Secondo Elvira Tarsitano, presidentessa del Centro per la Sostenibilità dell’Università degli Studi di Bari, “Se nel secondo dopoguerra la meccanizzazione dell’industria del cibo è stata necessaria per ammodernare i processi produttivi, ora questo fenomeno è arrivato all’esasperazione con una serie di storture. Serve quindi ripensare i modelli di produzione e il modo di vivere”, dice Tarsitano a OggiScienza, indicando una possibile via complessiva per ridurre gli sprechi e adottare un sistema sostenibile. “Oggi abbiamo la tecnologia adatta per produrre cibo in maniera poco impattante, spesso però le logiche del profitto fanno propendere verso scelte diverse, meno sostenibili ma più redditizie. Un ruolo in questa partita deve giocarlo anche la ricerca per spingere la tecnologia verso applicazioni sempre più sostenibili”.

“Il modello alternativo”, propone la scienziata, “potrebbe essere quello della mediterranean way, ovvero lo stile di vita mediterraneo, un modello che non si riferisce solo a questioni nutrizionali, ma abbraccia concetti più ampi e profondi che si riferiscono sia a una specifica modalità di produzione e consumo del cibo che a un determinato modo di concepire il rapporto tra l’uomo e l’ambiente. Questo modello, in confronto alle diete basate su un eccesso di grassi animali, ha sicuramente un più limitato impatto ambientale perché rispetta la biodiversità, la stagionalità, la frugalità e la riduzione delle produzione di rifiuti. Inoltre la mediterranean way propone anche una rivoluzione culturale ed economica, suggerendo una vita che si sviluppa in comunità piccole che possono corrispondere ai borghi o ai quartieri delle città, per ridurre gli sprechi alimentari e per favorire le piccole produzioni alimentari a filiera corta.”

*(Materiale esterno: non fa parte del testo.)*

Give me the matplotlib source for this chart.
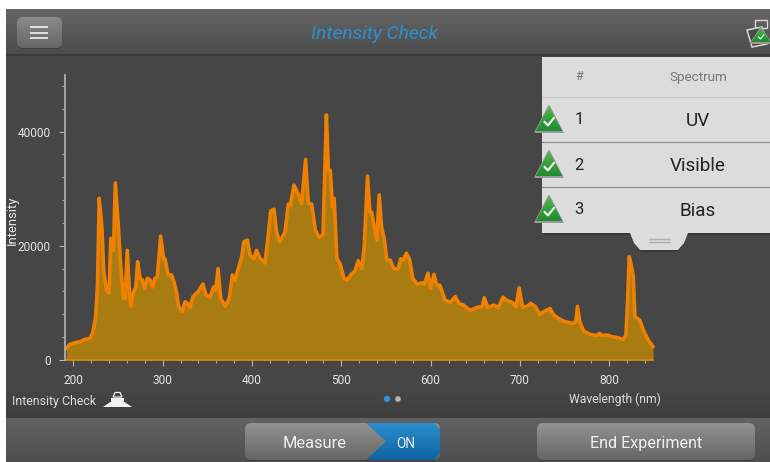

Un occhio di riguardo, in questo stile di vita (approfondito da Tarsitano sul Journal of Sustainable Development) va ovviamente al ruolo delle istituzioni che possono avere un ruolo di regolatore, soprattutto per quanto riguarda gli sprechi. “Gli enti regolatori possono e devono incentivare economicamente i produttori e i distributori di cibo che mettono in atto modelli virtuosi di riduzione delle eccedenze alimentari, valorizzando anche le diverse iniziative che le organizzazioni del terzo settore mettono in pratica, come far rientrare nella catena della solidarietà il cibo in scadenza”.

Un monito che arriva anche alle istituzioni che a Parigi hanno stipulato l’accordo qualche anno fa: al netto della quantità di carne mangiata o del cibo buttato alla fine di ogni pasto in quell’occasione, bisogna prendere quindi iniziative forti per orientare le scelte di consumo, ma soprattutto per orientare i modelli di distribuzione e di produzione di alimenti per arginare lo sfruttamento di risorse e l’emissione di gas serra da parte delle grandi industrie alimentari. Se non si agisce sul sistema globale del cibo il nostro Pianeta continuerà a riscaldarsi, non raggiungeremo gli obiettivi di contenimento della Temperatura e quello consumato a Parigi nel 2015, sarà davvero cibo sprecato.